The answer is simple: life isn’t fair.


The beauty of that statement, however, is that there is so much I deserve that I’m not getting because in His mercy, God extends common grace—things such as shelter, food, clothing—to take care of His people. The legal response to sin is death—that’s its ‘wages’ (Romans 6:23) like I earn wages at my job for the work I do—so every time I sin (which is often enough to warrant some serious death, even though Jesus does live in me and He is sanctifying me, and making me more like him) I should be rewarded or paid with death, not mercy. But there is common grace extended to all humanity, which is the grace wrapped up in the promise that God will not destroy the earth again like He did after the flood, and there’s saving grace, which is above common grace. Saving grace wipes out the sin debt that is accumulated by everything I do which should be rewarded with death.

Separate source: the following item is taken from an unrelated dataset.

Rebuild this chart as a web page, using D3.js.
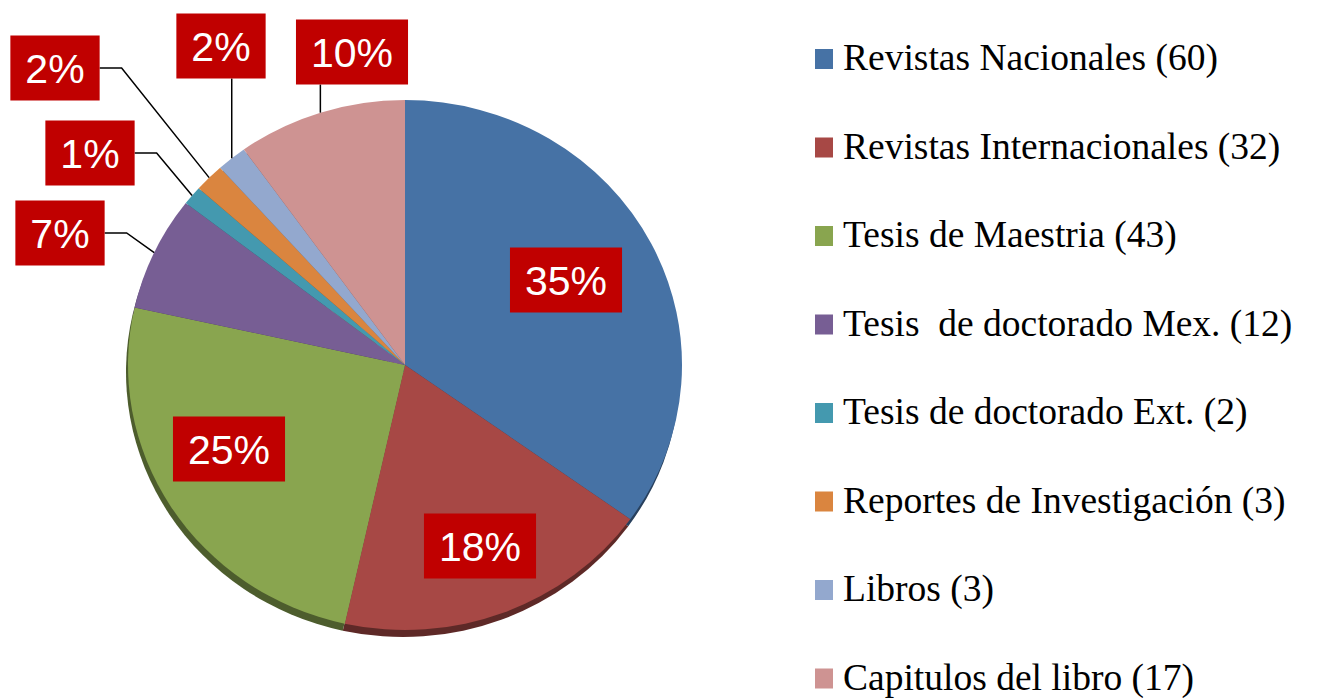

Common grace is like owing the IRS, but they’re not calling you all the time to remind you of that debt. You still owe it, but you’re allowed to spend your money however you’d like.

Saving grace is like the IRS calling you up and saying the debt is forgiven.


This metaphor is imperfect because you may be able to pay back the IRS, but you can’t pay back God. Fortunately, you don’t have to because Jesus did. So why stop at common grace when you can get saving grace?

Why stop at not getting what you deserve when you can get what you really don’t deserve?